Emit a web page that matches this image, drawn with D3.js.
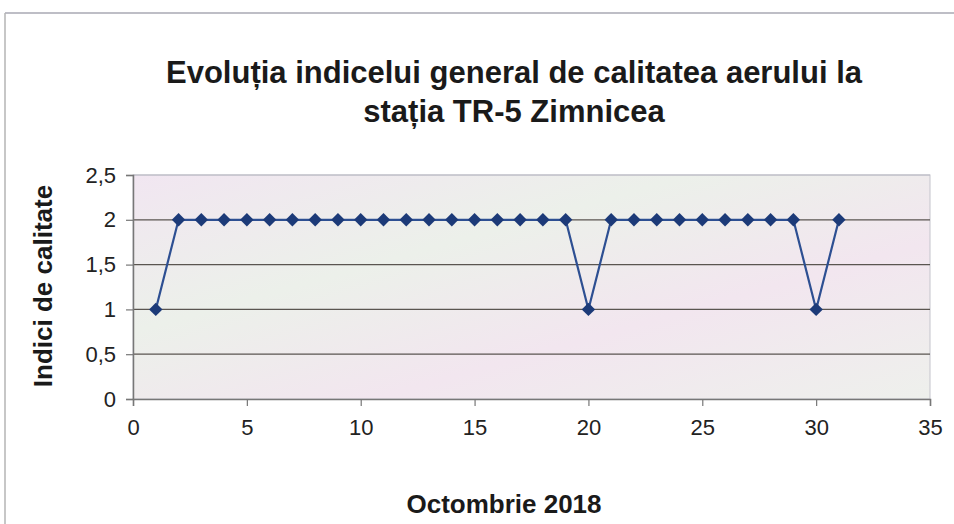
<!DOCTYPE html>
<html>
<head>
<meta charset="utf-8">
<script src="https://cdn.jsdelivr.net/npm/d3@7"></script>
<style>
  body { margin: 0; background: #fff; }
  svg { display: block; font-family: "Liberation Sans", Arial, sans-serif; }
</style>
</head>
<body>
<svg id="chart" width="954" height="524"></svg>
<script>
// data
const days = d3.range(1, 32);
const indexValues = [1, 2, 2, 2, 2, 2, 2, 2, 2, 2, 2, 2, 2, 2, 2, 2, 2, 2, 2, 1,
                     2, 2, 2, 2, 2, 2, 2, 2, 2, 1, 2];
const xTicks = [0, 5, 10, 15, 20, 25, 30, 35];
const yTicks = [0, 0.5, 1, 1.5, 2, 2.5];
const titleLines = ["Evoluția indicelui general de calitatea aerului la", "stația TR-5 Zimnicea"];

const svg = d3.select("#chart"),
  margin = { top: 175, right: 24, bottom: 125, left: 133 },
  width = +svg.attr("width") - margin.left - margin.right,
  height = +svg.attr("height") - margin.top - margin.bottom;

// outer frame
svg.append("line").attr("x1", 5).attr("x2", 954).attr("y1", 13).attr("y2", 13)
  .attr("stroke", "#a9a9b3").attr("stroke-width", 1.5);
svg.append("line").attr("x1", 5).attr("x2", 5).attr("y1", 13).attr("y2", 524)
  .attr("stroke", "#b5b5b5").attr("stroke-width", 1.5);

const defs = svg.append("defs");
const grad = defs.append("linearGradient").attr("id", "bg")
  .attr("x1", 0).attr("y1", 0).attr("x2", 1).attr("y2", 1);
grad.append("stop").attr("offset", "0%").attr("stop-color", "#f1e6f1");
grad.append("stop").attr("offset", "35%").attr("stop-color", "#ecf0ea");
grad.append("stop").attr("offset", "65%").attr("stop-color", "#f2e6ef");
grad.append("stop").attr("offset", "100%").attr("stop-color", "#eef0ec");

const g = svg.append("g").attr("transform", `translate(${margin.left},${margin.top})`);

const x = d3.scaleLinear().domain([0, 35]).range([0, width]);
const y = d3.scaleLinear().domain([0, 2.5]).range([height, 0]);

g.append("rect").attr("width", width).attr("height", height)
  .attr("fill", "url(#bg)").attr("stroke", "#c4c4cc").attr("stroke-width", 1);

// horizontal grid
g.append("g")
  .selectAll("line")
  .data(yTicks.slice(1))
  .enter()
  .append("line")
  .attr("x1", 0).attr("x2", width)
  .attr("y1", d => y(d)).attr("y2", d => y(d))
  .attr("stroke", d => d === 2.5 ? "#b9b9c4" : "#5a5550")
  .attr("stroke-width", 1.2);

const fmt = d => String(d).replace(".", ",");

// y axis
const yAxis = g.append("g")
  .call(d3.axisLeft(y).tickValues(yTicks).tickFormat(fmt).tickSize(7).tickPadding(10));
yAxis.select(".domain").attr("stroke", "#777").attr("stroke-width", 1.5);
yAxis.selectAll(".tick line").attr("stroke", "#777").attr("stroke-width", 1.2);
yAxis.selectAll("text").attr("font-size", 22).attr("fill", "#222");

// x axis
const xAxis = g.append("g")
  .attr("transform", `translate(0,${height})`)
  .call(d3.axisBottom(x).tickValues(xTicks).tickSize(7).tickPadding(13));
xAxis.select(".domain").attr("stroke", "#777").attr("stroke-width", 1.5);
xAxis.selectAll(".tick line").attr("stroke", "#777").attr("stroke-width", 1.2);
xAxis.selectAll("text").attr("font-size", 22).attr("fill", "#222");

// series line
const line = d3.line().x((d, i) => x(days[i])).y(d => y(d));
g.append("path")
  .datum(indexValues)
  .attr("fill", "none")
  .attr("stroke", "#2d4f92")
  .attr("stroke-width", 2.2)
  .attr("d", line);

// diamond markers
const diamond = d3.symbol().type(d3.symbolDiamond2).size(115);
g.append("g")
  .selectAll("path")
  .data(indexValues)
  .enter()
  .append("path")
  .attr("transform", (d, i) => `translate(${x(days[i])},${y(d)})`)
  .attr("d", diamond)
  .attr("fill", "#1c3a78");

// title
svg.append("g")
  .selectAll("text")
  .data(titleLines)
  .enter()
  .append("text")
  .attr("x", 514)
  .attr("y", (d, i) => 83 + i * 39)
  .attr("text-anchor", "middle")
  .attr("font-size", 31)
  .attr("font-weight", "bold")
  .attr("fill", "#1a1a1a")
  .text(d => d);

// axis titles
svg.append("text")
  .attr("transform", "translate(52,286) rotate(-90)")
  .attr("text-anchor", "middle")
  .attr("font-size", 26)
  .attr("font-weight", "bold")
  .attr("fill", "#1a1a1a")
  .text("Indici de calitate");

svg.append("text")
  .attr("x", 504)
  .attr("y", 513)
  .attr("text-anchor", "middle")
  .attr("font-size", 26)
  .attr("font-weight", "bold")
  .attr("fill", "#1a1a1a")
  .text("Octombrie 2018");
</script>
</body>
</html>
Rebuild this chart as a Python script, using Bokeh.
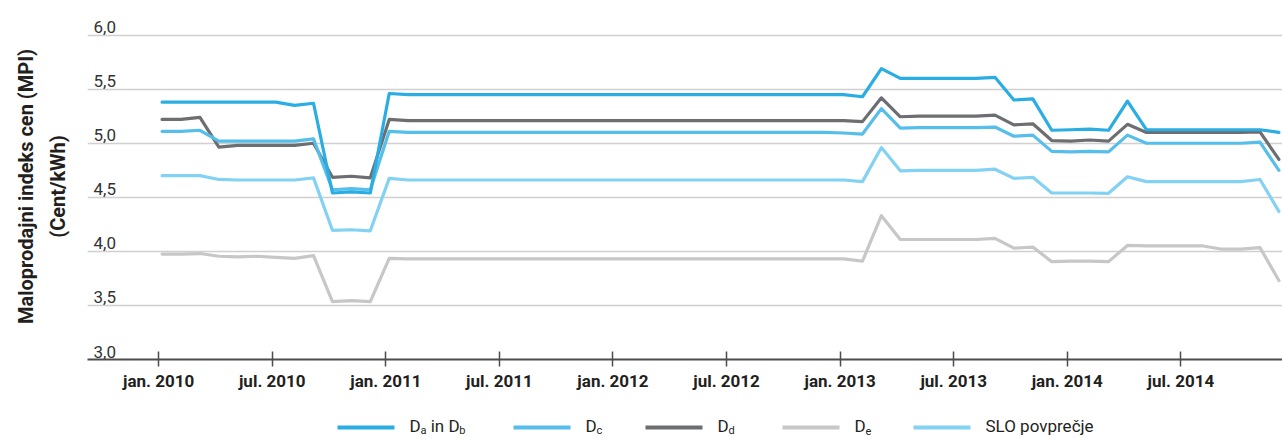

┄┄┄┄┄┄┄┄┄┄

▶ [Exercise prompt] Copy the entries exactly. Leave out the images.

▶ [Result of the exercise]
Emit a web page that matches this image, drawn with D3.js.
<!DOCTYPE html>
<html>
<head>
<meta charset="utf-8">
<script src="https://cdn.jsdelivr.net/npm/d3@7"></script>
<style>
  body { margin: 0; background: #fff; }
  svg { display: block; font-family: "Liberation Sans", Arial, sans-serif; }
</style>
</head>
<body>
<svg id="chart" width="954" height="524"></svg>
<script>
// data
const days = d3.range(1, 32);
const indexValues = [1, 2, 2, 2, 2, 2, 2, 2, 2, 2, 2, 2, 2, 2, 2, 2, 2, 2, 2, 1,
                     2, 2, 2, 2, 2, 2, 2, 2, 2, 1, 2];
const xTicks = [0, 5, 10, 15, 20, 25, 30, 35];
const yTicks = [0, 0.5, 1, 1.5, 2, 2.5];
const titleLines = ["Evoluția indicelui general de calitatea aerului la", "stația TR-5 Zimnicea"];

const svg = d3.select("#chart"),
  margin = { top: 175, right: 24, bottom: 125, left: 133 },
  width = +svg.attr("width") - margin.left - margin.right,
  height = +svg.attr("height") - margin.top - margin.bottom;

// outer frame
svg.append("line").attr("x1", 5).attr("x2", 954).attr("y1", 13).attr("y2", 13)
  .attr("stroke", "#a9a9b3").attr("stroke-width", 1.5);
svg.append("line").attr("x1", 5).attr("x2", 5).attr("y1", 13).attr("y2", 524)
  .attr("stroke", "#b5b5b5").attr("stroke-width", 1.5);

const defs = svg.append("defs");
const grad = defs.append("linearGradient").attr("id", "bg")
  .attr("x1", 0).attr("y1", 0).attr("x2", 1).attr("y2", 1);
grad.append("stop").attr("offset", "0%").attr("stop-color", "#f1e6f1");
grad.append("stop").attr("offset", "35%").attr("stop-color", "#ecf0ea");
grad.append("stop").attr("offset", "65%").attr("stop-color", "#f2e6ef");
grad.append("stop").attr("offset", "100%").attr("stop-color", "#eef0ec");

const g = svg.append("g").attr("transform", `translate(${margin.left},${margin.top})`);

const x = d3.scaleLinear().domain([0, 35]).range([0, width]);
const y = d3.scaleLinear().domain([0, 2.5]).range([height, 0]);

g.append("rect").attr("width", width).attr("height", height)
  .attr("fill", "url(#bg)").attr("stroke", "#c4c4cc").attr("stroke-width", 1);

// horizontal grid
g.append("g")
  .selectAll("line")
  .data(yTicks.slice(1))
  .enter()
  .append("line")
  .attr("x1", 0).attr("x2", width)
  .attr("y1", d => y(d)).attr("y2", d => y(d))
  .attr("stroke", d => d === 2.5 ? "#b9b9c4" : "#5a5550")
  .attr("stroke-width", 1.2);

const fmt = d => String(d).replace(".", ",");

// y axis
const yAxis = g.append("g")
  .call(d3.axisLeft(y).tickValues(yTicks).tickFormat(fmt).tickSize(7).tickPadding(10));
yAxis.select(".domain").attr("stroke", "#777").attr("stroke-width", 1.5);
yAxis.selectAll(".tick line").attr("stroke", "#777").attr("stroke-width", 1.2);
yAxis.selectAll("text").attr("font-size", 22).attr("fill", "#222");

// x axis
const xAxis = g.append("g")
  .attr("transform", `translate(0,${height})`)
  .call(d3.axisBottom(x).tickValues(xTicks).tickSize(7).tickPadding(13));
xAxis.select(".domain").attr("stroke", "#777").attr("stroke-width", 1.5);
xAxis.selectAll(".tick line").attr("stroke", "#777").attr("stroke-width", 1.2);
xAxis.selectAll("text").attr("font-size", 22).attr("fill", "#222");

// series line
const line = d3.line().x((d, i) => x(days[i])).y(d => y(d));
g.append("path")
  .datum(indexValues)
  .attr("fill", "none")
  .attr("stroke", "#2d4f92")
  .attr("stroke-width", 2.2)
  .attr("d", line);

// diamond markers
const diamond = d3.symbol().type(d3.symbolDiamond2).size(115);
g.append("g")
  .selectAll("path")
  .data(indexValues)
  .enter()
  .append("path")
  .attr("transform", (d, i) => `translate(${x(days[i])},${y(d)})`)
  .attr("d", diamond)
  .attr("fill", "#1c3a78");

// title
svg.append("g")
  .selectAll("text")
  .data(titleLines)
  .enter()
  .append("text")
  .attr("x", 514)
  .attr("y", (d, i) => 83 + i * 39)
  .attr("text-anchor", "middle")
  .attr("font-size", 31)
  .attr("font-weight", "bold")
  .attr("fill", "#1a1a1a")
  .text(d => d);

// axis titles
svg.append("text")
  .attr("transform", "translate(52,286) rotate(-90)")
  .attr("text-anchor", "middle")
  .attr("font-size", 26)
  .attr("font-weight", "bold")
  .attr("fill", "#1a1a1a")
  .text("Indici de calitate");

svg.append("text")
  .attr("x", 504)
  .attr("y", 513)
  .attr("text-anchor", "middle")
  .attr("font-size", 26)
  .attr("font-weight", "bold")
  .attr("fill", "#1a1a1a")
  .text("Octombrie 2018");
</script>
</body>
</html>
Rebuild this chart as a Python script, using Bokeh.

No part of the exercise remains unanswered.